>> begin Supplied material

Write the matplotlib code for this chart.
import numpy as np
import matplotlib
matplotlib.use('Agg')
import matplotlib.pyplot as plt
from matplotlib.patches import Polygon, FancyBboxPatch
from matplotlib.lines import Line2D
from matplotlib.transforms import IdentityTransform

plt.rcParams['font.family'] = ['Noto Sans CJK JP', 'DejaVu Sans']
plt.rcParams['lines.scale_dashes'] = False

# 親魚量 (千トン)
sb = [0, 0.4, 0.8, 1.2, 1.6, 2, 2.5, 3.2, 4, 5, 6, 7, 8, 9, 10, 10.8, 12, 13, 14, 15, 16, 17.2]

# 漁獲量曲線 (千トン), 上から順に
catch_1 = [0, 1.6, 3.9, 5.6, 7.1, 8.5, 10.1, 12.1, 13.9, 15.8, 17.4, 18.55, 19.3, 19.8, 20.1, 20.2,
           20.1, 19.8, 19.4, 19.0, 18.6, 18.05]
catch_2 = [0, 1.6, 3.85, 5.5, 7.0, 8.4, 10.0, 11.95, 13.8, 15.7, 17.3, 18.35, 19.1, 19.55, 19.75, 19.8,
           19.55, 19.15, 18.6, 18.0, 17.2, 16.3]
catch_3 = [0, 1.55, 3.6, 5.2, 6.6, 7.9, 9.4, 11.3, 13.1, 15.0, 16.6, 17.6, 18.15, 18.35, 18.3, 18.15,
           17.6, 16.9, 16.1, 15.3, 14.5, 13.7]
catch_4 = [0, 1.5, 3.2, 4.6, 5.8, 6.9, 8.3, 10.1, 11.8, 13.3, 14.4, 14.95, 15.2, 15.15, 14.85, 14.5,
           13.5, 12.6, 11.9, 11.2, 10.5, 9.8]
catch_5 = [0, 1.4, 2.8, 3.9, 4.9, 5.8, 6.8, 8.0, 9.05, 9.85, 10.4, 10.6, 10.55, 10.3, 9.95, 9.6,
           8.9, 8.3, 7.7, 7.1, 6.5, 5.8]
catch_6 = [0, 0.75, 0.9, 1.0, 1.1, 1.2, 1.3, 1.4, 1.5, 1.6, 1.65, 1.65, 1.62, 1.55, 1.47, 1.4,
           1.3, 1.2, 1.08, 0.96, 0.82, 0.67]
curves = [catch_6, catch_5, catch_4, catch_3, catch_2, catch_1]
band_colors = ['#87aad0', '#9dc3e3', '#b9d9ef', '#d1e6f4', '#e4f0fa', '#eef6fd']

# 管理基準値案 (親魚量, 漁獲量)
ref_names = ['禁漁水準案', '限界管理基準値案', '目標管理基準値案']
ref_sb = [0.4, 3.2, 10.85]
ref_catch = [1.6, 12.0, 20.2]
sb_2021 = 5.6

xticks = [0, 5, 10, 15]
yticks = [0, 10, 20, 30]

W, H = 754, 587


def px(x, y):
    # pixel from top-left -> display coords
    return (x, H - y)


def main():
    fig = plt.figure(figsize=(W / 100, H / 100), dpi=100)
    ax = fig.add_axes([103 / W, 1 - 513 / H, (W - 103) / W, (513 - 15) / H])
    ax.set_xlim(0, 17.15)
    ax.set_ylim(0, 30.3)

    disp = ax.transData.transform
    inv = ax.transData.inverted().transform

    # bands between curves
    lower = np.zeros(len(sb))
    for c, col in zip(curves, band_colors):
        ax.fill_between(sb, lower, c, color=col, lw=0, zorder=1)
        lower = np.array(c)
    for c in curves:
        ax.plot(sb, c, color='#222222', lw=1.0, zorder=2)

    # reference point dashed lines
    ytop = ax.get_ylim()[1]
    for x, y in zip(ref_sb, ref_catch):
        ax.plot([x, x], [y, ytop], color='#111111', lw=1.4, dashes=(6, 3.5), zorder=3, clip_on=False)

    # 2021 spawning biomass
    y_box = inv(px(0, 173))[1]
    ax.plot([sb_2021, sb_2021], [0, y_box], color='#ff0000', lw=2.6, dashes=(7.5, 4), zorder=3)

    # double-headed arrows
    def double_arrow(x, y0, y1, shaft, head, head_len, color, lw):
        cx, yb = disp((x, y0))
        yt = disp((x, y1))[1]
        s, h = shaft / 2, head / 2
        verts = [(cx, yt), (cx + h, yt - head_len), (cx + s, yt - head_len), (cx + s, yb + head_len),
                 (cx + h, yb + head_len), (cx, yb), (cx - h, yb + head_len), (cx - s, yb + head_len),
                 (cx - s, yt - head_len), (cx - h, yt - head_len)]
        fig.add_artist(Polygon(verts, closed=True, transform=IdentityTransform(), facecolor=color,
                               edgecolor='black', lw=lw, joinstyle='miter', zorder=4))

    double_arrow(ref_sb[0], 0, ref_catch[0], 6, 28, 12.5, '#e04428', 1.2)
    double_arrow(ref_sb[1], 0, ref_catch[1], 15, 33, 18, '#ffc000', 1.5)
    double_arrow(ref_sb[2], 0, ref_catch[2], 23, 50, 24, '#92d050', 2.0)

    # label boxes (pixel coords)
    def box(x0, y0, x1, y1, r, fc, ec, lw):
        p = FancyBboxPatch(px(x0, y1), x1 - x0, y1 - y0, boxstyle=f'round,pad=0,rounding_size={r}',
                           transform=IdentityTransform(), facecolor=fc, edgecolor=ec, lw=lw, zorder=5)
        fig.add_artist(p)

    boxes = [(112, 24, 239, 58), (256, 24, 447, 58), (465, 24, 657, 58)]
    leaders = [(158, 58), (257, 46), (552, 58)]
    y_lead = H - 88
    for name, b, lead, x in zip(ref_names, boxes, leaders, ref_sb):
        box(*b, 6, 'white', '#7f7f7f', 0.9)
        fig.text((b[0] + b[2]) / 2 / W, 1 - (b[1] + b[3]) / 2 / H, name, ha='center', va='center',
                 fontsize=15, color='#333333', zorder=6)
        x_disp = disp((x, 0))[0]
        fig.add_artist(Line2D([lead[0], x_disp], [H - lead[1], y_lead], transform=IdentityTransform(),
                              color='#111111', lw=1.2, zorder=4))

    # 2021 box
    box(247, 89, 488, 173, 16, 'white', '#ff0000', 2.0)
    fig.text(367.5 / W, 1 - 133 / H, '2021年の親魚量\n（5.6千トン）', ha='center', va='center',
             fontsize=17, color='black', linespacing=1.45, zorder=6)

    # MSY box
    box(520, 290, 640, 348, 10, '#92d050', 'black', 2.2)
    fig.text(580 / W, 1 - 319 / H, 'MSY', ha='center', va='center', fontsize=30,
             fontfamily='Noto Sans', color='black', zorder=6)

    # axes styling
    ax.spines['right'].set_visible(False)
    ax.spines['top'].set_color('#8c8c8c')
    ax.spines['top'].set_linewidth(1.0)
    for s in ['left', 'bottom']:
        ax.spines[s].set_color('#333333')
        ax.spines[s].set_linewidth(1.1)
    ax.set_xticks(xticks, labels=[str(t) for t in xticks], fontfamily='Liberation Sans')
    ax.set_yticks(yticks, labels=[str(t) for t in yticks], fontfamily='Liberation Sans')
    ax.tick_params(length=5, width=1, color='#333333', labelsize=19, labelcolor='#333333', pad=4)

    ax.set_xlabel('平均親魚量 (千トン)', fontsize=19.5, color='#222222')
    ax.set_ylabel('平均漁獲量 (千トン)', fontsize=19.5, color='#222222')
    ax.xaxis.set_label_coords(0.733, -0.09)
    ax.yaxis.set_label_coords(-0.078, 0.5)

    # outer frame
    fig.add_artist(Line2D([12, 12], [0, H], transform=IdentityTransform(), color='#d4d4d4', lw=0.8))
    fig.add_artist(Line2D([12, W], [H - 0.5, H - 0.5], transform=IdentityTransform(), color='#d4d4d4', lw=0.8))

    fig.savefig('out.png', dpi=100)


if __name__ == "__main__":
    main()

>> end Supplied material

» **Exercise task**:
Using the listing, say how many lines include the word "matplotlib", and add nothing else.

» **Task response**:
7